# Minor disability affect my shooting, please help.



## MarktheBowman (May 4, 2013)

I have to admit. I'm a little disappointed that I got no answer.


----------



## Dan3140 (Jul 28, 2009)

Sorry to hear about you problem bud. But due to the fact your shooting a recurve you could probably get away with the string canting out of plumb. As long as you are consistent in you hand placement and release you should be ok


----------



## da white shoe (Mar 10, 2009)

It is kind of hard to picture what you're talking about.
It sounds like something caused by your condition though. 
I take it... you use 3 fingers to release. 
Do you use a sight? If you do, then the string should be vertical. If you shoot instinctive, it shouldn't matter... as long as it's the same every time.
Your release hand wrist should be flat and relaxed. 
Shooting 30#, you could try slipping one finger off the string when you reach full draw.
If shooting instinctively, you could try bending forward at the waist to better align your eye with the arrow.
More info would help us help you.


----------



## mike 66 (Jan 21, 2010)

look at some of the top shooters in the world you will see a few that has horrible form.. they have told people for years dont look at my form its BAD.... but the thing they do is they shoot each arrow the exact same way...every time... and they do it perfect................. hope this helps mike


----------



## cjohnsjf (Feb 27, 2010)

I have the same problem . Had my wrist fused two years ago. This is what I do.
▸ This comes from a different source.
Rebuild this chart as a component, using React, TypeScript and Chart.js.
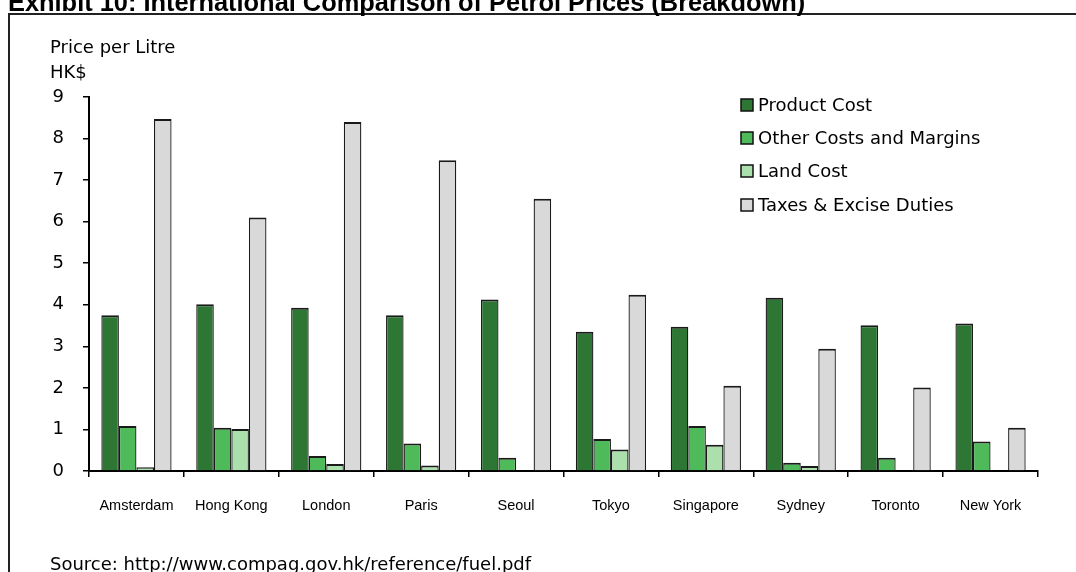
import React, { useEffect, useRef } from "react";
import { Chart, registerables } from "chart.js";

Chart.register(...registerables);

const cities = ["Amsterdam", "Hong Kong", "London", "Paris", "Seoul", "Tokyo", "Singapore", "Sydney", "Toronto", "New York"];
const productCost = [3.75, 4.01, 3.93, 3.75, 4.13, 3.35, 3.47, 4.17, 3.51, 3.55];
const otherCosts = [1.08, 1.04, 0.36, 0.66, 0.32, 0.77, 1.08, 0.2, 0.32, 0.71];
const landCost = [0.09, 1.01, 0.17, 0.13, 0, 0.52, 0.63, 0.12, 0, 0.02];
const taxes = [8.47, 6.1, 8.4, 7.48, 6.55, 4.24, 2.05, 2.94, 2.01, 1.04];
const seriesNames = ["Product Cost", "Other Costs and Margins", "Land Cost", "Taxes & Excise Duties"];
const seriesColors = ["#2E7634", "#4FBA5A", "#ABDFAB", "#D9D9D9"];
const yTicks = [0, 1, 2, 3, 4, 5, 6, 7, 8, 9];

const titleText = "Exhibit 10: International Comparison of Petrol Prices (Breakdown)";
const yTitle1 = "Price per Litre";
const yTitle2 = "HK$";
const sourceText = "Source: http://www.compag.gov.hk/reference/fuel.pdf";

const FONT = "'DejaVu Sans', sans-serif";

const decorPlugin = {
  id: "decor",
  afterDraw(chart: any) {
    const ctx = chart.ctx;
    ctx.save();
    // frame
    ctx.strokeStyle = "#222";
    ctx.lineWidth = 2;
    ctx.beginPath();
    ctx.moveTo(9, 572);
    ctx.lineTo(9, 14);
    ctx.lineTo(1076, 14);
    ctx.stroke();
    // title
    ctx.fillStyle = "#000";
    ctx.font = "bold 25.4px 'Liberation Sans', Arial, sans-serif";
    ctx.textBaseline = "alphabetic";
    ctx.textAlign = "left";
    ctx.fillText(titleText, 8, 11);
    // y title
    ctx.font = "18px " + FONT;
    ctx.fillText(yTitle1, 50, 53);
    ctx.fillText(yTitle2, 50, 78);
    // source
    ctx.fillText(sourceText, 50, 570);
    // legend
    const ds = chart.data.datasets;
    const rowY = [105, 138, 171, 205];
    ctx.textBaseline = "middle";
    ds.forEach((d: any, i: number) => {
      const y = rowY[i];
      ctx.fillStyle = d.backgroundColor;
      ctx.fillRect(741, y - 6, 12, 12);
      ctx.strokeStyle = "#111";
      ctx.lineWidth = 1.5;
      ctx.strokeRect(741, y - 6, 12, 12);
      ctx.fillStyle = "#000";
      ctx.fillText(d.label, 758, y + 1);
    });
    ctx.restore();
  },
};

export default function App() {
  const ref = useRef<HTMLCanvasElement | null>(null);
  useEffect(() => {
    if (!ref.current) return;
    const values = [productCost, otherCosts, landCost, taxes];
    const chart = new Chart(ref.current, {
      type: "bar",
      data: {
        labels: cities,
        datasets: values.map((v, i) => ({
          label: seriesNames[i],
          data: v,
          backgroundColor: seriesColors[i],
          borderColor: "#1a1a1a",
          borderWidth: { top: 2, left: 1.3, right: 1.3, bottom: 0 },
          borderSkipped: false,
          inflateAmount: 0,
          categoryPercentage: 0.74,
          barPercentage: 1,
        })),
      },
      options: {
        responsive: false,
        animation: false,
        devicePixelRatio: 1,
        layout: { padding: { left: 0, right: 38, top: 97, bottom: 0 } },
        plugins: { legend: { display: false }, tooltip: { enabled: false }, title: { display: false } },
        scales: {
          x: {
            grid: { display: true, drawOnChartArea: false, offset: true, tickLength: 6, color: "#000", lineWidth: 1.5 },
            border: { display: true, color: "#000", width: 2 },
            ticks: { color: "#000", font: { family: "'Liberation Sans', Arial, sans-serif", size: 14.5 }, padding: 20, maxRotation: 0, autoSkip: false },
            afterFit: (s: any) => { s.height = 101; },
          },
          y: {
            min: 0,
            max: 9,
            afterBuildTicks: (s: any) => { s.ticks = yTicks.map((v) => ({ value: v })); },
            grid: { display: true, drawOnChartArea: false, tickLength: 6, color: "#000", lineWidth: 1.5 },
            border: { display: true, color: "#000", width: 2 },
            ticks: { color: "#000", font: { family: FONT, size: 18 }, padding: 19 },
            afterFit: (s: any) => { s.width = 89; },
          },
        },
      },
      plugins: [decorPlugin],
    });
    return () => chart.destroy();
  }, []);
  return (
    <canvas
      ref={ref}
      width={1076}
      height={572}
      style={{ position: "fixed", left: 0, top: 0, width: 1076, height: 572, background: "#fff" }}
    />
  );
}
Hook the string with a deeper hook on your index finger( just in front of the middle joint)and the string just behind finger tip joint on the middle finger. I drop the third finger as I come to anchor. The third finger is what's making you torque the string. Hope this helps.


----------



## MarktheBowman (May 4, 2013)

I am beginning to think that my wrist problem isn't what's causing this problem. I think I just need to keep my back more straight when I draw.

Thanks for all the help.


----------